Directions: Only the lines from the start of the data through the one containing "const arc = d3.arc().innerRadius(0).outerRadius(radius);" belong in your answer; return them exactly.
START Information supplied
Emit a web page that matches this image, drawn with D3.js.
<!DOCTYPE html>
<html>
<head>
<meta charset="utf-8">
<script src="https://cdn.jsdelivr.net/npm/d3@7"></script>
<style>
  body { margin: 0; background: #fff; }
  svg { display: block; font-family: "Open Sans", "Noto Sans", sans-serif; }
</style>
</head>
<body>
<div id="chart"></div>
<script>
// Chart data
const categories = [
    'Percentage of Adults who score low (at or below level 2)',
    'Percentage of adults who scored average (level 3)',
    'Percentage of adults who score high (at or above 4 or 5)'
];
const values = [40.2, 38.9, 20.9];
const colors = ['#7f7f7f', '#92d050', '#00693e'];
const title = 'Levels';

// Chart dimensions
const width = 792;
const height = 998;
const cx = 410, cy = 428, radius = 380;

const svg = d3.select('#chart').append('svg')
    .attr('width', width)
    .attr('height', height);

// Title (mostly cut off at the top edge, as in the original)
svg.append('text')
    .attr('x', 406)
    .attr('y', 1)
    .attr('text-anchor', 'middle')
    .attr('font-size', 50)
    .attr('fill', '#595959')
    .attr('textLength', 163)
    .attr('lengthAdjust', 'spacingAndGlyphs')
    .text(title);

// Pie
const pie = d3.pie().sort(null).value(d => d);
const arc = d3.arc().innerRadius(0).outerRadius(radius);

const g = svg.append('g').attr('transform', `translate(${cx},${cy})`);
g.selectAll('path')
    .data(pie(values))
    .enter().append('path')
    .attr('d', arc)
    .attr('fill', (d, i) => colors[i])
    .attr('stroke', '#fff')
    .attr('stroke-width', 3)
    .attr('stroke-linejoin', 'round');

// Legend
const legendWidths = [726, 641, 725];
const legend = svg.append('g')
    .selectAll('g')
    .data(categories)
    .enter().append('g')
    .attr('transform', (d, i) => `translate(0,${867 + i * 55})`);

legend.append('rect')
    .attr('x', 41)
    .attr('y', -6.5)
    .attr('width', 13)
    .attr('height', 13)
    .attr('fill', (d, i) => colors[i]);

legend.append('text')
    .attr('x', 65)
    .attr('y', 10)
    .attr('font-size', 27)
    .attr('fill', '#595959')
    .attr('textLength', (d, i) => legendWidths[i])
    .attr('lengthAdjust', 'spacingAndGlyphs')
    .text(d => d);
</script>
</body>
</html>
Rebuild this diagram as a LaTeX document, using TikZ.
END Information supplied
Answer to this task:
Emit a web page that matches this image, drawn with D3.js.
<!DOCTYPE html>
<html>
<head>
<meta charset="utf-8">
<script src="https://cdn.jsdelivr.net/npm/d3@7"></script>
<style>
  body { margin: 0; background: #fff; }
  svg { display: block; font-family: "Open Sans", "Noto Sans", sans-serif; }
</style>
</head>
<body>
<div id="chart"></div>
<script>
// Chart data
const categories = [
    'Percentage of Adults who score low (at or below level 2)',
    'Percentage of adults who scored average (level 3)',
    'Percentage of adults who score high (at or above 4 or 5)'
];
const values = [40.2, 38.9, 20.9];
const colors = ['#7f7f7f', '#92d050', '#00693e'];
const title = 'Levels';

// Chart dimensions
const width = 792;
const height = 998;
const cx = 410, cy = 428, radius = 380;

const svg = d3.select('#chart').append('svg')
    .attr('width', width)
    .attr('height', height);

// Title (mostly cut off at the top edge, as in the original)
svg.append('text')
    .attr('x', 406)
    .attr('y', 1)
    .attr('text-anchor', 'middle')
    .attr('font-size', 50)
    .attr('fill', '#595959')
    .attr('textLength', 163)
    .attr('lengthAdjust', 'spacingAndGlyphs')
    .text(title);

// Pie
const pie = d3.pie().sort(null).value(d => d);
const arc = d3.arc().innerRadius(0).outerRadius(radius);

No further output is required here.